STATED TASK: Copy from the first line below down to and including the line with "from matplotlib.ticker import". Skip the pictures.

SOURCE DATA:
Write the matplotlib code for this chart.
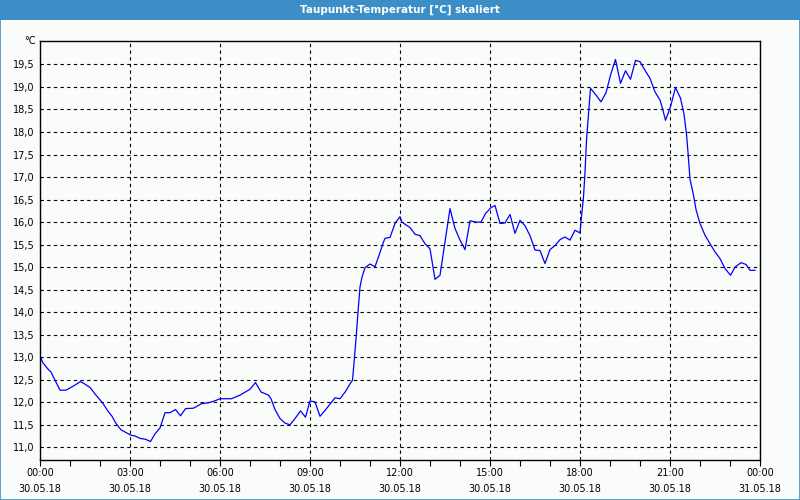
import matplotlib
matplotlib.use("Agg")
import matplotlib.pyplot as plt
from matplotlib.patches import Rectangle
from matplotlib.ticker import MultipleLocator, FixedLocator

# --- data (minutes after 00:00 on 30.05.18, dew point in °C) ---
minutes = [0, 5, 15, 22, 30, 40, 52, 65, 81, 89, 100, 112, 125, 135, 144, 152, 162, 172,
           182, 191, 200, 211, 221, 230, 240, 250, 260, 271, 281, 291, 307, 323, 337, 349,
           360, 383, 400, 420, 431, 442, 457, 462, 470, 480, 490, 500, 510, 521, 531, 540,
           550, 560, 570, 580, 590, 600, 611, 620, 625, 629, 633, 636, 640, 644, 650, 660,
           670, 677, 687, 690, 700, 710, 720, 724, 733, 740, 750, 760, 770, 780, 790, 800,
           810, 820, 830, 840, 850, 860, 872, 882, 891, 902, 910, 920, 930, 940, 950, 960,
           970, 980, 990, 1000, 1010, 1020, 1030, 1040, 1050, 1060, 1070, 1080, 1083, 1087,
           1090, 1093, 1097, 1101, 1112, 1122, 1132, 1141, 1151, 1161, 1171, 1181, 1191,
           1200, 1210, 1220, 1230, 1240, 1245, 1251, 1261, 1271, 1281, 1288, 1293, 1296,
           1300, 1307, 1312, 1320, 1330, 1340, 1350, 1360, 1370, 1381, 1390, 1402, 1412,
           1420, 1430]
dewpoint = [13.05, 12.89, 12.75, 12.67, 12.49, 12.27, 12.27, 12.35, 12.46, 12.41, 12.33,
            12.16, 11.99, 11.82, 11.69, 11.53, 11.39, 11.33, 11.27, 11.25, 11.20, 11.18,
            11.13, 11.30, 11.43, 11.77, 11.77, 11.84, 11.70, 11.86, 11.87, 11.97, 11.99,
            12.03, 12.08, 12.08, 12.16, 12.29, 12.44, 12.23, 12.16, 12.08, 11.84, 11.64,
            11.54, 11.50, 11.64, 11.81, 11.67, 12.03, 12.01, 11.69, 11.82, 11.96, 12.10,
            12.08, 12.24, 12.41, 12.49, 13.00, 13.55, 14.00, 14.56, 14.78, 14.99, 15.07,
            15.01, 15.23, 15.56, 15.64, 15.66, 15.97, 16.12, 16.00, 15.93, 15.88, 15.73,
            15.70, 15.52, 15.41, 14.73, 14.82, 15.56, 16.30, 15.86, 15.60, 15.39, 16.03,
            16.00, 16.00, 16.19, 16.32, 16.37, 15.97, 15.98, 16.17, 15.75, 16.04, 15.92,
            15.70, 15.38, 15.37, 15.08, 15.39, 15.48, 15.61, 15.67, 15.60, 15.82, 15.76,
            16.12, 16.56, 17.10, 17.82, 18.41, 18.97, 18.82, 18.67, 18.87, 19.26, 19.61,
            19.08, 19.36, 19.17, 19.59, 19.56, 19.37, 19.19, 18.89, 18.71, 18.52, 18.26,
            18.56, 18.99, 18.75, 18.40, 17.95, 17.55, 16.95, 16.60, 16.28, 15.97, 15.71,
            15.52, 15.34, 15.19, 14.97, 14.82, 15.00, 15.10, 15.06, 14.93, 14.93]

tick_hours = [0, 3, 6, 9, 12, 15, 18, 21, 24]
tick_times = ["00:00", "03:00", "06:00", "09:00", "12:00", "15:00", "18:00", "21:00", "00:00"]
tick_dates = ["30.05.18"] * 8 + ["31.05.18"]
y_ticks = [11.0 + 0.5 * i for i in range(18)]

title = "Taupunkt-Temperatur [°C] skaliert"
unit = "°C"

hours = [m / 60.0 for m in minutes]

bg = "#fafcfa"
fig = plt.figure(figsize=(8, 5), dpi=100, facecolor=bg)
ax = fig.add_axes([0.05, 0.08, 0.90, 0.838])
ax.set_facecolor(bg)

ax.plot(hours, dewpoint, color="#0000ff", lw=0.9)

ax.set_xlim(0, 24)
ax.set_ylim(10.72, 20.02)

ax.xaxis.set_major_locator(FixedLocator(tick_hours))
ax.set_xticklabels([f"{t}\n{d}" for t, d in zip(tick_times, tick_dates)],
                   fontsize=7, linespacing=1.75)
ax.xaxis.set_minor_locator(MultipleLocator(1))
ax.tick_params(axis="x", which="major", length=4, width=0.8, direction="out", pad=2)
ax.tick_params(axis="x", which="minor", length=4, width=0.8, direction="out")

ax.set_yticks(y_ticks)
ax.set_yticklabels([f"{v:.1f}".replace(".", ",") for v in y_ticks], fontsize=7)
ax.tick_params(axis="y", length=0, pad=4)

ax.grid(True, which="major", color="black", linestyle=(0, (3, 3)), linewidth=0.8)

for s in ax.spines.values():
    s.set_color("black")
    s.set_linewidth(1.0)

ax.text(-0.006, 1.0, unit, transform=ax.transAxes, ha="right", va="center", fontsize=7)

# title bar
fig.patches.append(Rectangle((0, 1 - 20 / 500), 1, 20 / 500, transform=fig.transFigure,
                             facecolor="#3c8fc6", edgecolor="none", zorder=0))
fig.text(0.5, 1 - 10 / 500, title, ha="center", va="center", color="white",
         fontsize=7.5, fontweight="bold")
# outer border
fig.patches.append(Rectangle((0.0006, 0.001), 0.9988, 0.998, transform=fig.transFigure,
                             facecolor="none", edgecolor="#3c8fc6", linewidth=1.2, zorder=1))

fig.savefig("out.png", dpi=100, facecolor=bg)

REPLY TO THE EXERCISE:
Write the matplotlib code for this chart.
import matplotlib
matplotlib.use("Agg")
import matplotlib.pyplot as plt
from matplotlib.patches import Rectangle
from matplotlib.ticker import MultipleLocator, FixedLocator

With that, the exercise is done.